Idea is that LSTM network would learn some features to recognize what kind of a function do last points belong to.
Full yet simple source script included:
require "torch"
require "nn"
require "rnn"
-- hyper-parameters
batchSize = 8
rho = 5 -- sequence length
hiddenSize = 100
outputSize = 3
lr = 0.001
-- Initialize synthetic dataset
-- dataset[index] returns table of the form: {inputs, targets}
-- where inputs is a set of points (x,y) of a randomly selected function: line, parabola, sqrt
-- and targets is a set of corresponding class of a function (1=line, 2=parabola, 3=sqrt)
local dataset = {}
dataset.size = function (self)
return 1000
end
local mt = {}
mt.__index = function (self, i)
local class = math.random(3)
local t = torch.Tensor(3):zero()
t[class] = 1
local targets = {}
for i = 1,batchSize do table.insert(targets, class) end
local inputs = {}
local k = math.random()
local b = math.random()*5
-- Line
if class == 1 then
for i = 1,batchSize do
local x = math.random()*10 + 5
local y = k*x + b
input = torch.Tensor(2)
input[1] = x
input[2] = y
table.insert(inputs, input)
end
-- Parabola
elseif class == 2 then
for i = 1,batchSize do
local x = math.random()*10 + 5
local y = k*x*x + b
input = torch.Tensor(2)
input[1] = x
input[2] = y
table.insert(inputs, input)
end
-- Sqrt
else
for i = 1,batchSize do
local x = math.random()*5 + 5
local y = k*math.sqrt(x) + b
input = torch.Tensor(2)
input[1] = x
input[2] = y
table.insert(inputs, input)
end
end
return { inputs, targets }
end -- dataset.__index meta function
setmetatable(dataset, mt)
-- Initialize random number generator
math.randomseed( os.time() )
-- build simple recurrent neural network
local model = nn.Sequencer(
nn.Sequential()
:add( nn.LSTM(2, hiddenSize, rho) )
:add( nn.Linear(hiddenSize, outputSize) )
:add( nn.LogSoftMax() )
)
print(model)
-- build criterion
local criterion = nn.SequencerCriterion( nn.ClassNLLCriterion() )
-- training
model:training()
local epoch = 1
while true do
print ("Epoch "..tostring(epoch).." started")
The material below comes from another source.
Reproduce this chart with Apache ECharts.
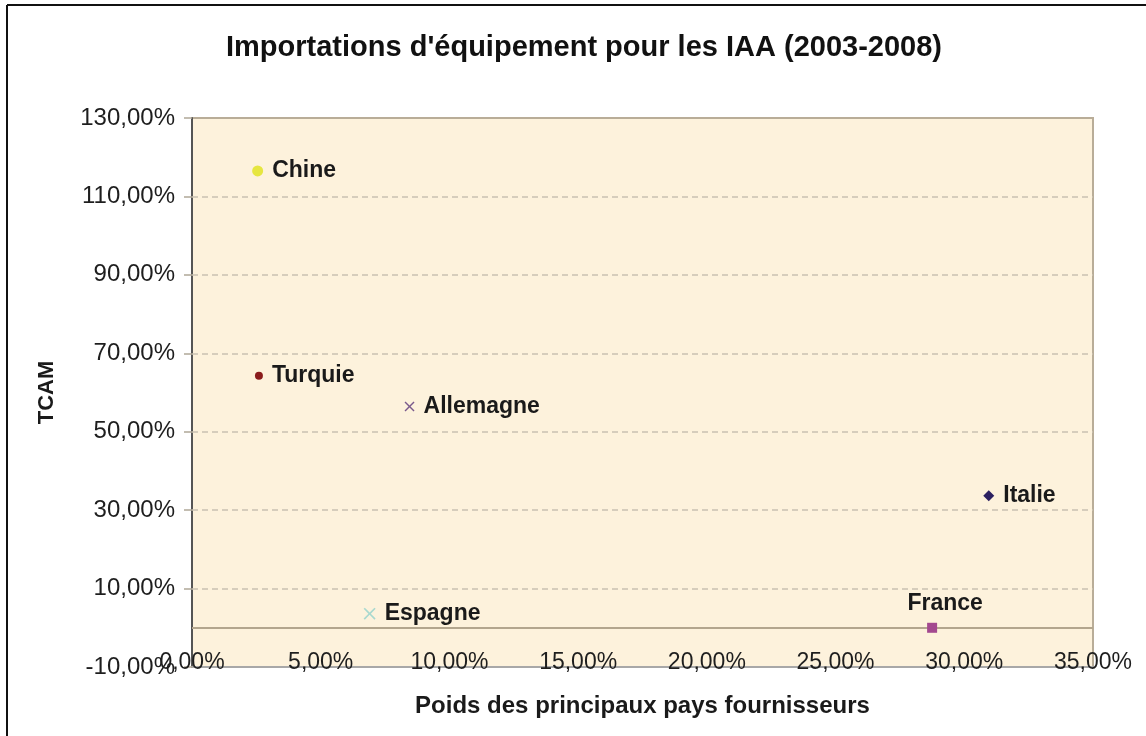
<!DOCTYPE html>
<html>
<head>
<meta charset="utf-8">
<script src="https://cdn.jsdelivr.net/npm/echarts@6/dist/echarts.min.js"></script>
<style>html,body{margin:0;padding:0;background:#fff}#c{width:1146px;height:736px}</style>
</head>
<body>
<div id="c"></div>
<script>
const titleText = "Importations d'équipement pour les IAA (2003-2008)";
const xAxisName = "Poids des principaux pays fournisseurs";
const yAxisName = "TCAM";
const countries = ["Chine", "Turquie", "Allemagne", "Italie", "Espagne", "France"];
const poids = [2.55, 2.6, 8.45, 30.95, 6.9, 28.75];   // x, %
const tcam = [116.5, 64.3, 56.4, 33.7, 3.6, 0.0];      // y, %
const yTicks = [-10, 10, 30, 50, 70, 90, 110, 130];    // labelled y values, %
const xTicks = [0, 5, 10, 15, 20, 25, 30, 35];         // labelled x values, %
const colors = ["#e6e640", "#8a1c1c", "#7a5a8c", "#2c2060", "#a9d9cf", "#a3498f"];
const xShape = "path://M0,1L1,0L5,4L9,0L10,1L6,5L10,9L9,10L5,6L1,10L0,9L4,5Z";
const symbols = ["circle", "circle", xShape, "diamond", xShape, "rect"];
const symbolSizes = [11, 8, 10, 11, 12, 10];
const labelPos = ["right", "right", "right", "right", "right", "top"];

const FONT = 'Liberation Sans, Arial, sans-serif';
function pct(v) { return v.toFixed(2).replace('.', ',') + '%'; }

const series = countries.map((c, i) => ({
  name: c,
  type: 'scatter',
  data: [[poids[i], tcam[i]]],
  symbol: symbols[i],
  symbolSize: symbolSizes[i],
  itemStyle: { color: colors[i], opacity: 1 },
  label: {
    show: true,
    formatter: c,
    position: labelPos[i],
    distance: labelPos[i] === 'top' ? 8 : 9,
    offset: labelPos[i] === 'top' ? [13, 0] : [0, 0],
    fontFamily: FONT,
    fontWeight: 'bold',
    fontSize: 23,
    color: '#1a1a1a'
  },
  z: 5
}));
// dashed grid lines at labelled values, solid line at zero
series[0].markLine = {
  silent: true,
  symbol: 'none',
  label: { show: false },
  animation: false,
  data: yTicks.filter(v => v > yTicks[0] && v < yTicks[yTicks.length - 1]).map(v => ({
    yAxis: v, lineStyle: { color: '#c9c1b1', type: [6, 4], width: 1.5 }
  })).concat([{ yAxis: 0, lineStyle: { color: '#b3a68e', width: 2, type: 'solid' } }])
};

const chart = echarts.init(document.getElementById('c'));
chart.setOption({
  backgroundColor: '#ffffff',
  animation: false,
  title: {
    text: titleText,
    left: 579,
    top: 28,
    textAlign: 'center',
    textStyle: { fontFamily: FONT, fontWeight: 'bold', fontSize: 29, color: '#111' }
  },
  graphic: [
    { type: 'line', shape: { x1: 7, y1: 5, x2: 1146, y2: 5 }, style: { stroke: '#111', lineWidth: 2 } },
    { type: 'line', shape: { x1: 7, y1: 5, x2: 7, y2: 736 }, style: { stroke: '#111', lineWidth: 2 } }
  ],
  grid: {
    left: 192, right: 53, top: 118, bottom: 69,
    show: true,
    backgroundColor: '#fdf2dc',
    borderColor: '#b9ad98',
    borderWidth: 2
  },
  xAxis: {
    type: 'value',
    min: xTicks[0], max: xTicks[xTicks.length - 1], interval: 5,
    name: xAxisName,
    nameLocation: 'middle',
    nameGap: 27,
    nameTextStyle: { fontFamily: FONT, fontWeight: 'bold', fontSize: 24, color: '#1a1a1a' },
    axisLine: { onZero: false, lineStyle: { color: '#a8a8a8', width: 2 } },
    axisTick: { show: false },
    splitLine: { show: false },
    axisLabel: {
      formatter: v => pct(v),
      margin: -16,
      fontFamily: FONT,
      fontSize: 23,
      color: '#1e1e1e'
    }
  },
  yAxis: {
    type: 'value',
    min: -10, max: 130, interval: 10,
    name: yAxisName,
    nameLocation: 'middle',
    nameGap: 134,
    nameRotate: 90,
    nameTextStyle: { fontFamily: FONT, fontWeight: 'bold', fontSize: 22, color: '#1a1a1a' },
    axisLine: { show: true, lineStyle: { color: '#555', width: 2 } },
    axisTick: { show: true, customValues: yTicks, length: 8, lineStyle: { color: '#b0a898', width: 1.5 } },
    axisLabel: {
      formatter: v => (yTicks.indexOf(Math.round(v)) >= 0 ? pct(v) : ''),
      margin: 17,
      fontFamily: FONT,
      fontSize: 24,
      color: '#1e1e1e'
    },
    splitLine: { show: false }
  },
  series: series
});
</script>
</body>
</html>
for iteration = 1, dataset:size() do
-- 1. Load minibatch of samples
local sample = dataset[iteration] -- pick random sample (dataset always returns random set)
local inputs = sample[1]
local targets = sample[2]
-- 2. Perform forward run and calculate error
local outputs = model:forward(inputs)
local err = criterion:forward(outputs, targets)
print(string.format("Epoch %d Iteration %d Error = %f", epoch, iteration, err))
-- 3. Backward sequence through model(i.e. backprop through time)
local gradOutputs = criterion:backward(outputs, targets)
-- Sequencer handles the backwardThroughTime internally
model:backward(inputs, gradOutputs)
model:updateParameters(lr)
model:zeroGradParameters()
end -- for dataset
epoch = epoch + 1
end -- while epoch
The problem is: network does not converge. Could you share any ideas what I'm doing wrong?
I decided to post my own answer since I solved the problem and received good results.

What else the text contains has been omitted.